Recently I’ve been reading a book called A Course of six Lessons on the New Art of Memory, Phrenotypics; or, Brain Printing; and mental improvement because I believed that it contained some tips that would help me construct my loci more efficiently, since I’ve always struggled with that aspect of memory techniques. Here are some of my most interesting notes and impressions on this book. There’s more to this book than what I’m writing, but I’m just providing what I think are the best aspects of the book.
Link for you to read the Book: A Course of six Lessons on the New Art of Memory, Phrenotypics; or, Brain ... - Course - Google Books
The first thing that I noticed was how similar some of the ideas expressed in the book were to Major Beniowski in his book A Handbook of Phrenotypics for Teachers and Students. The difference being is that I think that the author, J. Spurgeon, is much better at expressing the ideas that the Major wanted to get across. The second half of the book has influence from Gregor von Feinagle, but I’ll go into that later.
One thing I don’t like about the book is that the author doesn’t use enough paragraphs, but that’s a very minor nitpick in the grand scheme of things.
The book begins with explaining what Spurgeon thinks memory is. To him (and the Major), he believes that memory is the springing up of notions to the mind that are similar to some experienced past event. The whole goal of memory techniques is to have one notion follow another notion. For example, whenever you see the word hostes you should always think of the word enemies.
Spurgeon also divides notions into two categories: familiar and unfamiliar notions. A familiar notion is something you know really well, such as a book, paper, or pen. An unfamiliar notion is something you don’t really have any experience with, such as a foreign letter, an unknown plant, or numbers.
There are three types of notion connections, or “phrenotypic problems”:
-Connecting two familiar notions
-Connecting an unfamiliar and familiar notion
-Connecting two unfamiliar notions
Spurgeon suggests that you connect notions of the first problem like you would with the Linking Method. For the second problem, you want to make the unfamiliar notion familiar to you and connect it to the familiar notion.
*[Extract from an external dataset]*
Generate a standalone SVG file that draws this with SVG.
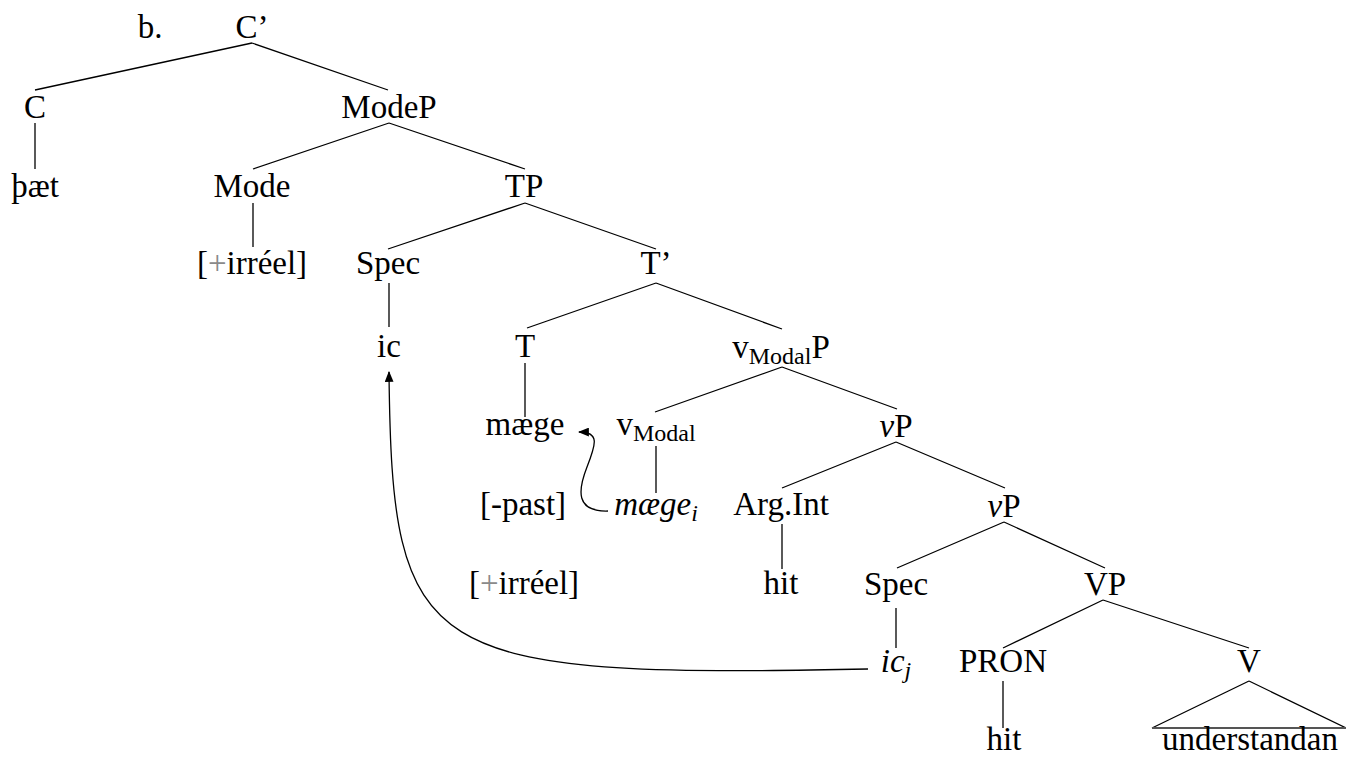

Spurgeon uses the example of memorizing foreign vocabulary to illustrate his point, and he suggests that all foreign vocabulary be memorized this way. The third problem is a bit tricky to explain, but the first example he gives of the third problem is creating a link between a Polish word and a French word by transforming them into familiar, more easily memorable images. There are other uses for this third problem, such as memorizing foreign vocabulary, but he explains this in a later portion of the book.
Even though the explanation of the phrenotypic problems is common sense to us who have been doing this for a while, it’s nice to see the lower-level aspects of memorization be explained soo succinctly. Now that I understand these lower levels, I feel like I can improve my memorization skills by focusing on training these sub-skills specifically.
Now we’re at the point of the book that first interested me in the first place, the creation of the “Phrenotypic Machine”.
This “machine” is just a method that allows you to turn any room you’re in into 50 or 500 loci (you could keep on multiplying by 10 and get even more loci, but I think that’s probably unfeasible). The basic idea of the machine is based on Gregor von Feinagle’s teachings (link here for a basic description: Phonetic System² (squared), and Feinaigle's Artificial Memory Palace), but it’s expanded to be soo much more. Spurgeon explains how to divide a room up into multiple subdivisions, and how to permanently memorize the objects within those subdivisions so that they can become effective loci.
When I first encountered this technique from Feinagle, I was skeptical and didn’t pay it much mind. Now I understand how foolish I was, and how much potential I was missing out on. This technique also made me realize that you cannot ever truly run out of loci. If you think that 500 loci per room is too little loci, then I think that you overestimate how much you can learn within a period of time.
That being said, practicing with the technique a bit, I find it hard to subdivide ceilings into more parts since many ceilings tend to be blander than walls or floors. A remedy to this, however, is practicing memorization techniques I’ve learned from different observational art sources. I just have to train myself to notice these minute differences more often instead of being confused by them.
There was once a quote I read before that said that a prison cell can easily provide you with enough loci to last you for 10 years. I truly understand how true this is after reading this book.
After finishing reading this book, I’ve noticed that there is a lot of material on “phrenotypics” that I have not yet read that was originally inspired by Major Beniowki. Hopefully, they will be as enlightening as this book was.